While there is no formal system of precedent in the UAE, the decision in Sudan appears contrary to the decision in Airmech which had made clear that the provisions of the CPC are irrelevant and inapplicable when it comes to enforcing foreign arbitral awards in Dubai (the Court of Cassation in Sudan did not refer to Airmech). While it should be noted that the facts of Sudan were unusual, the decision nonetheless appears to be a step back from the generally pro-enforcement approach that the UAE courts had demonstrated over the past few years.

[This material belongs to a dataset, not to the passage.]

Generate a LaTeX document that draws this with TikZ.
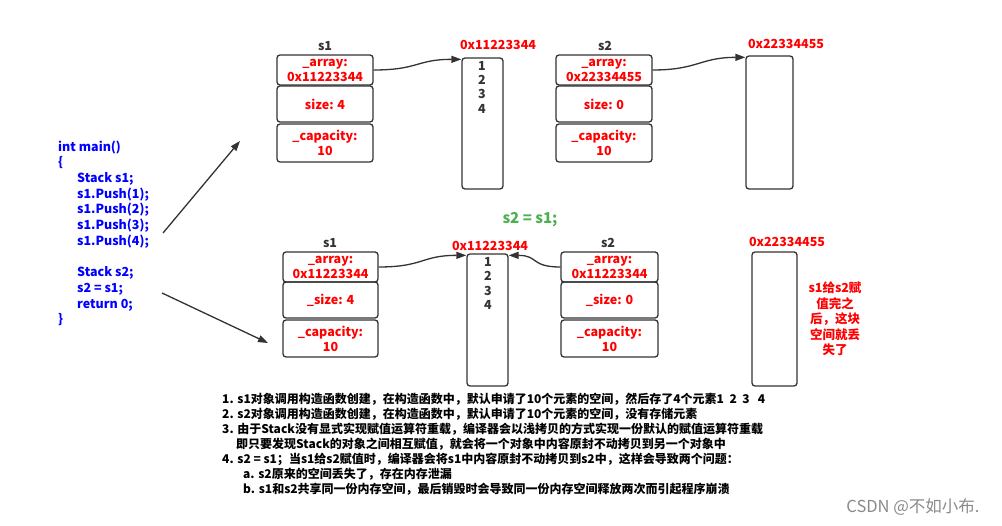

As the Middle East becomes more active in the global market place, the number of arbitrations in the region is going to increase. Egypt and the UAE, as two major centres in the Middle East, are likely to play a big role in such developments. However, the arbitration landscape in the Middle East is different to that in a number of other jurisdictions and therefore those arbitrating in the Middle East need to ensure that their procedures comply with local laws so that they have the best possible chance to enforce any arbitral award. Moreover, states wishing to attract arbitral business and encourage parties to resolve their disputes within their territories may need to consider how their arbitral regimes/legislation can best support this. In 2012, Saudi Arabia issued a new arbitration law and it is likely that in the coming years we will see other Middle Eastern states (including possibly Egypt and the UAE) amend, or perhaps even completely re-write, their arbitration laws.